The world before I was born is the same world as the world after I die. I don't exist in either of these worlds and I am very curious about both. I was always mesmerized by the line by Theodore Roethke: "The dead love the unborn." It sends a chill up my spine. In the photograph my father is newly married to my mother and they are living a block away in a house of their own. I would never get to know that house because they moved soon after I was born to another house in the suburbs. My mother hated Lodi because she thought that the schools were rowdy and low class and all her life she dreamed of an upper-class life. My father worked his whole life for one company, Western Electric in Kearny right after World War II, and then in the modern, black-glass, 20-floor office, in downtown Newark on Broad Street until he retired in 1986--45 years!

That pipe in his mouth, plus all the cigars, and other bad habits he acquired over a lifetime, would end up giving him cancer of the esophagus just after he turned 80. He made it to 81, but that last year was a year of suffering. No one should have to suffer the way he did. It broke my heart. My cousin, Diane, asked me for a copy of this photograph recently because she loved my dad so much and because he was so good to his nieces and nephews--they all loved him and he was fun, did crazy things with them and they always had a good time.
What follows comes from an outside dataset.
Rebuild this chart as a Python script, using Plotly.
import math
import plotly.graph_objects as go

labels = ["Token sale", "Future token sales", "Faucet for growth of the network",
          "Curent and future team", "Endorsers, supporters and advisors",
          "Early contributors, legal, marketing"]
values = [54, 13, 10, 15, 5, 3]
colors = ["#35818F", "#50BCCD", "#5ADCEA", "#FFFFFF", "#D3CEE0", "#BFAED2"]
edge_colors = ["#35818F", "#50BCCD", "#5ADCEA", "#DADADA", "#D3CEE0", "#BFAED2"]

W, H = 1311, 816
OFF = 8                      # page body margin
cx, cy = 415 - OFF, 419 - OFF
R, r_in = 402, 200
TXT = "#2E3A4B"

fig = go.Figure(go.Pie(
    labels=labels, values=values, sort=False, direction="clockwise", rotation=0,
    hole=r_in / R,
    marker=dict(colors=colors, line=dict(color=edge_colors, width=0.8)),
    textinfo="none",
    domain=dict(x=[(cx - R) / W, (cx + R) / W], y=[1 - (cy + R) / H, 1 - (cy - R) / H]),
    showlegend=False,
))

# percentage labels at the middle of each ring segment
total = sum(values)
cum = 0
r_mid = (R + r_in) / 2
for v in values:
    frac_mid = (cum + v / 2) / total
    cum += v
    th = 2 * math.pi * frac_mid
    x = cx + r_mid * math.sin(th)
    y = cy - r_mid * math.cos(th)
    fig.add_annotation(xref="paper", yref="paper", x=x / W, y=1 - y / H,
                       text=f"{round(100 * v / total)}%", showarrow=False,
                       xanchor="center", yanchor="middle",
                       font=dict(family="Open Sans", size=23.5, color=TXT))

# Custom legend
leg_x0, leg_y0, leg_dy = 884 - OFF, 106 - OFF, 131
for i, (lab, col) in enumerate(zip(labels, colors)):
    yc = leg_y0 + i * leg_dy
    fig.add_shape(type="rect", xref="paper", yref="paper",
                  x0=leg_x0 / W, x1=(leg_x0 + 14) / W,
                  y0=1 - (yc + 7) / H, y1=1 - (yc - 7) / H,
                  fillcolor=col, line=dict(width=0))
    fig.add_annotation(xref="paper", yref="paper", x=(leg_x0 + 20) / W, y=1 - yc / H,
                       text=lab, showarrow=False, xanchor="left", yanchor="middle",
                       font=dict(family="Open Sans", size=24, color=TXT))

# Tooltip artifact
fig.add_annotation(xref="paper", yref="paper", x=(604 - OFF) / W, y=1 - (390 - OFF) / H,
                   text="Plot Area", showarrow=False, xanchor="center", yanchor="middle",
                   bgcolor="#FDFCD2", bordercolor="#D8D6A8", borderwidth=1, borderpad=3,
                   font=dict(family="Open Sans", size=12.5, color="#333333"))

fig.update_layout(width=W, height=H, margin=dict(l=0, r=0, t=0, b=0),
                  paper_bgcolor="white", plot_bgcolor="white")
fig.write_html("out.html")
They are all gone now, all the uncles, all the aunts, all the mothers and the fathers, and it is just us cousins now who have moved into the green room for the river Styx, to wait for the boatman Charon, to row us to the other side.

1 comment:

  1. My Uncle Rudy worked at that Western Electric plant his whole life too.

    It was time of hats then. It makes me recall the Collins' poem "The Death of the Hat."
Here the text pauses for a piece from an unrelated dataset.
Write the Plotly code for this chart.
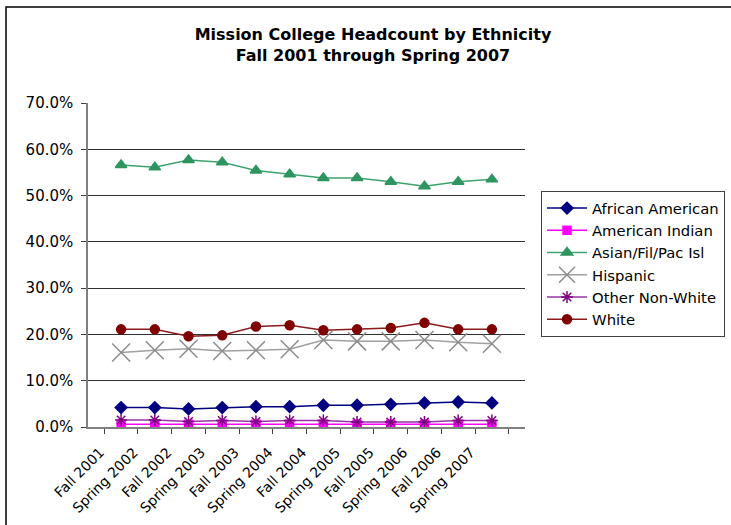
import plotly.graph_objects as go

terms = ["Fall 2001", "Spring 2002", "Fall 2002", "Spring 2003", "Fall 2003", "Spring 2004",
         "Fall 2004", "Spring 2005", "Fall 2005", "Spring 2006", "Fall 2006", "Spring 2007"]

african_american = [4.2, 4.2, 3.9, 4.2, 4.4, 4.4, 4.7, 4.7, 4.9, 5.2, 5.4, 5.2]
american_indian = [0.6, 0.6, 0.6, 0.6, 0.6, 0.6, 0.6, 0.6, 0.6, 0.6, 0.6, 0.6]
asian_fil_pac = [56.6, 56.1, 57.7, 57.2, 55.4, 54.6, 53.8, 53.8, 53.0, 52.0, 53.0, 53.5]
hispanic = [16.1, 16.6, 16.9, 16.4, 16.6, 16.8, 18.8, 18.5, 18.5, 18.8, 18.3, 18.0]
other_non_white = [1.5, 1.5, 1.2, 1.4, 1.2, 1.4, 1.4, 1.1, 1.1, 1.1, 1.4, 1.4]
white = [21.1, 21.1, 19.6, 19.8, 21.7, 22.0, 20.9, 21.1, 21.4, 22.5, 21.1, 21.1]

series = [
    ("African American", african_american, "#000080", "#000080", "diamond", 9, 1.5),
    ("American Indian", american_indian, "#FF00FF", "#FF00FF", "square", 8, 1.5),
    ("Asian/Fil/Pac Isl", asian_fil_pac, "#3CA46E", "#2E9560", "triangle-up", 10, 1.5),
    ("Hispanic", hispanic, "#A0A0A0", "#8C8C8C", "x-thin-open", 18, 1.5),
    ("Other Non-White", other_non_white, "#9933AA", "#800080", "asterisk-open", 10, 1.5),
    ("White", white, "#8B1A1A", "#800000", "circle", 9, 1.5),
]

FONT = "DejaVu Sans, Liberation Sans, Arial, sans-serif"

fig = go.Figure()
for name, vals, lc, mc, sym, ms, lw in series:
    fig.add_trace(go.Scatter(
        x=terms, y=vals, name=name, mode="lines+markers",
        line=dict(color=lc, width=lw),
        marker=dict(symbol=sym, size=ms, color=mc, line=dict(color=mc, width=1.5)),
    ))

W, H = 731, 525
L, R, T, B = 88, 731 - 525, 103, 525 - 427
pw, ph = W - L - R, H - T - B

fig.update_layout(
    width=W, height=H,
    margin=dict(l=L, r=R, t=T, b=B, autoexpand=False),
    paper_bgcolor="white", plot_bgcolor="white",
    font=dict(family=FONT, color="#000000"),
    title=dict(
        text="<b>Mission College Headcount by Ethnicity<br>Fall 2001 through Spring 2007</b>",
        x=373 / W, xanchor="center", y=1 - 40 / H, yanchor="middle",
        font=dict(size=16, color="#000000"),
    ),
    showlegend=True,
    legend=dict(
        x=(541 - L) / pw, xanchor="left", y=(427 - 191) / ph, yanchor="top",
        bordercolor="#404040", borderwidth=1, bgcolor="white",
        font=dict(size=14.8), tracegroupgap=0, itemwidth=40,
    ),
    xaxis=dict(
        type="category", tickson="boundaries", tickangle=-45,
        showline=True, linecolor="#808080", linewidth=1.5,
        ticks="outside", ticklen=5, tickcolor="#404040",
        showgrid=False, tickfont=dict(size=14),
        ticklabelshift=-21, ticklabelstandoff=10, automargin=False,
    ),
    yaxis=dict(
        range=[0, 70], dtick=10, tickformat=".1f", ticksuffix="%",
        showline=True, linecolor="#808080", linewidth=1.5,
        ticks="outside", ticklen=5, tickcolor="#404040",
        showgrid=True, gridcolor="#303030", gridwidth=1, zeroline=False,
        tickfont=dict(size=15), ticklabelstandoff=5, automargin=False,
    ),
)

fig.add_shape(type="rect", xref="paper", yref="paper",
              x0=(6 - L) / pw, x1=(W + 20 - L) / pw,
              y0=-(H + 20 - 427) / ph, y1=(427 - 7) / ph,
              line=dict(color="#000000", width=1.5), fillcolor="rgba(0,0,0,0)", layer="below")

fig.write_html("out.html")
    Once every man wore a hat.

    In the ashen newsreels,
    the avenues of cities
    are broad rivers flowing with hats.

    The ballparks swelled
    with thousands of straw hats,
    brims and bands,
    rows of men smoking
    and cheering in shirtsleeves.

    Hats were the law.
    They went without saying.
    You noticed a man without a hat in a crowd.

    You bought them from Adams or Dobbs
    who branded your initials in gold
    on the inside band.

    Trolleys crisscrossed the city.
    Steamships sailed in and out of the harbor.
    Men with hats gathered on the docks.

    There was a person to block your hat
    and a hatcheck girl to mind it
    while you had a drink
    or ate a steak with peas and a baked potato.
    In your office stood a hat rack.

    The day war was declared
    everyone in the street was wearing a hat.
    And they were wearing hats
    when a ship loaded with men sank in the icy sea.

    My father wore one to work every day
    and returned home
    carrying the evening paper,
    the winter chill radiating from his overcoat.

    But today we go bareheaded
    into the winter streets,
    stand hatless on frozen platforms.

    Today the mailboxes on the roadside
    and the spruce trees behind the house
    wear cold white hats of snow.

    Mice scurry from the stone walls at night
    in their thin fur hats
    to eat the birdseed that has spilled.

    And now my father, after a life of work,
    wears a hat of earth
    and on top of that,
    a lighter one of cloud and sky--a hat of wind.